§ Data supplied
_ _ _ _ _

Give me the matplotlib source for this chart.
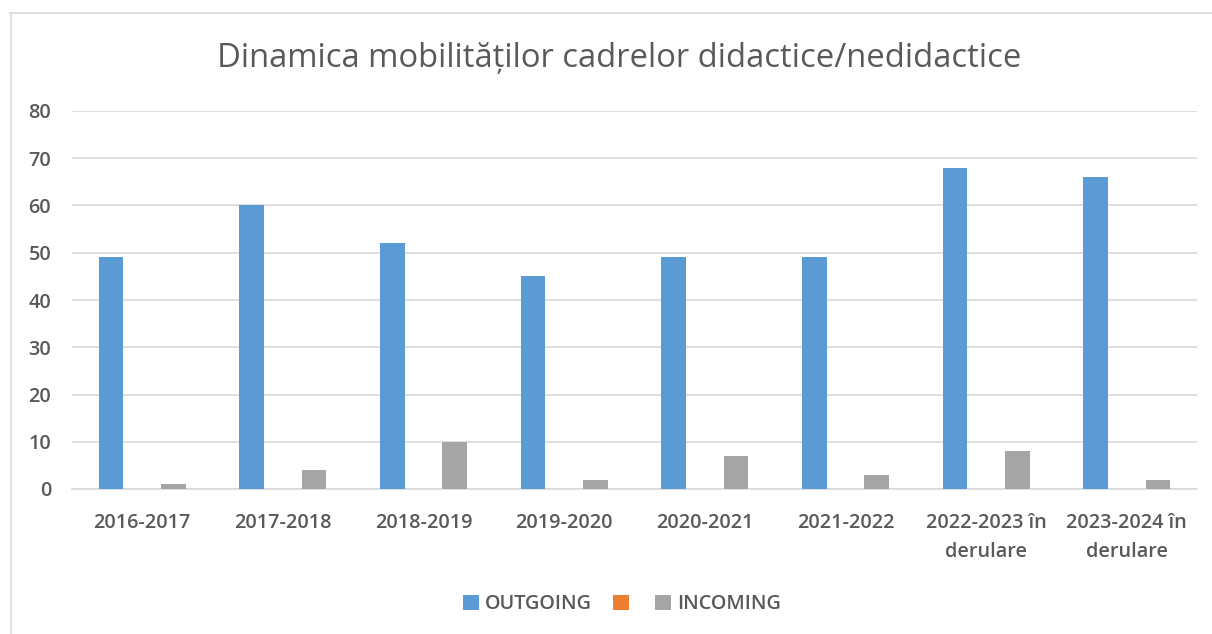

_ _ _ _ _

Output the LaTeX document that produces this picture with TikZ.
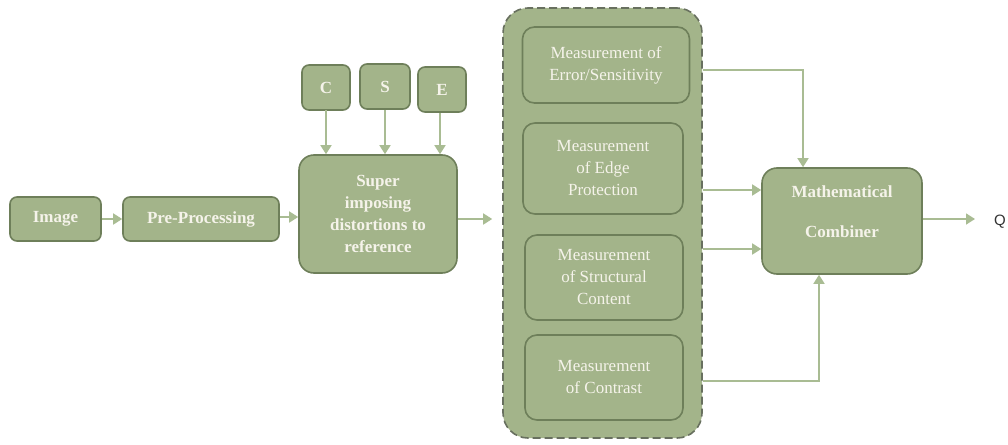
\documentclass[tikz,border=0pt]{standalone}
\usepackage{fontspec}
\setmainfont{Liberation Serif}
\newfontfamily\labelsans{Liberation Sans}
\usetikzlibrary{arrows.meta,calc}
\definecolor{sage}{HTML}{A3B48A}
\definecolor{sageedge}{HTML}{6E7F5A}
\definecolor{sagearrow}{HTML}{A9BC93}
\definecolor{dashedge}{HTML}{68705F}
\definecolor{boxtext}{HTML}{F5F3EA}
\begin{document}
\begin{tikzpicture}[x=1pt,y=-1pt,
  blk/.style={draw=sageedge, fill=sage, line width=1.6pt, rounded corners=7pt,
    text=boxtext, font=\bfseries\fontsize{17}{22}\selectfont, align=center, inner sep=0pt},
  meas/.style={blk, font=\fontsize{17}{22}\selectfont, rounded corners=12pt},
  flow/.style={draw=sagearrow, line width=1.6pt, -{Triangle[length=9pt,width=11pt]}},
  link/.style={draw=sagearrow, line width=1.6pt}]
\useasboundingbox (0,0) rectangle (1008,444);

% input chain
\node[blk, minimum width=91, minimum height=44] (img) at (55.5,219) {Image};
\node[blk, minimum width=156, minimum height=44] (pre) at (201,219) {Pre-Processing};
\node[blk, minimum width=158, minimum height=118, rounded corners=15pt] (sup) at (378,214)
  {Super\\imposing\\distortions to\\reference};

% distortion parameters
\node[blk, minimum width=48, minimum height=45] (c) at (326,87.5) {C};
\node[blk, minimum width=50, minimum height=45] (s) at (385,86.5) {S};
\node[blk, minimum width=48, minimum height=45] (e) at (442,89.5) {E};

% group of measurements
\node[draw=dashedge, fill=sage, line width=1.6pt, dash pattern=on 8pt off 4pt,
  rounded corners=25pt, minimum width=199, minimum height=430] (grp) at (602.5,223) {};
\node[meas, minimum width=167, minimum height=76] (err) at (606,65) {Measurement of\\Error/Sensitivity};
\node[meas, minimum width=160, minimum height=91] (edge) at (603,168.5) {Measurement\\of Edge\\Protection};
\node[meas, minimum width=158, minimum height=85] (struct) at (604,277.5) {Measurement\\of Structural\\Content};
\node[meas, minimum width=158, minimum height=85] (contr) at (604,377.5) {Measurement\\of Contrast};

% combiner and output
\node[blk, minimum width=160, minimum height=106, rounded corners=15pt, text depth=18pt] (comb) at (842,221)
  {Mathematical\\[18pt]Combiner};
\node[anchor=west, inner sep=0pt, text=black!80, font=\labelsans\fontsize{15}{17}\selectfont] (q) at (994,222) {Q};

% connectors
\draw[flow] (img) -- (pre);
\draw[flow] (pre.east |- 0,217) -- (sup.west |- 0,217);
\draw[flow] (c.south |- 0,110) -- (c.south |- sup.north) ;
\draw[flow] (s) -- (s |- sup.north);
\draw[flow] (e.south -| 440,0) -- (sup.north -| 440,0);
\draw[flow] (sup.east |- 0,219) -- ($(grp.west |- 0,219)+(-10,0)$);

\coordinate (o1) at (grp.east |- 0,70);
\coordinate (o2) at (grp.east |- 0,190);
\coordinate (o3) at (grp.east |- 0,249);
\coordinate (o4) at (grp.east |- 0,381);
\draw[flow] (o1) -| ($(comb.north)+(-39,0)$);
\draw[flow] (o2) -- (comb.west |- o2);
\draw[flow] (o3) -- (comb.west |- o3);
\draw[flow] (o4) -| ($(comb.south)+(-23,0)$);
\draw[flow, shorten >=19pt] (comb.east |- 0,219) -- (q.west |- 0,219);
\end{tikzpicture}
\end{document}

_ _ _ _ _

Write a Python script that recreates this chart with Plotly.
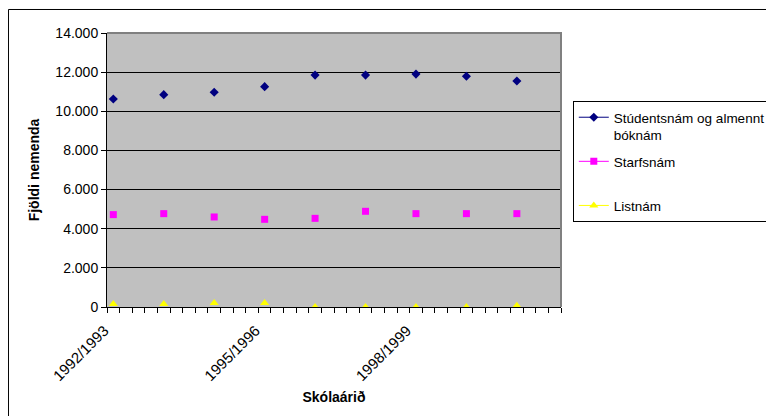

_ _ _ _ _

§ To do
Every line above that contains the word "chart" should be reported.

§ Task solution
Give me the matplotlib source for this chart.
Write a Python script that recreates this chart with Plotly.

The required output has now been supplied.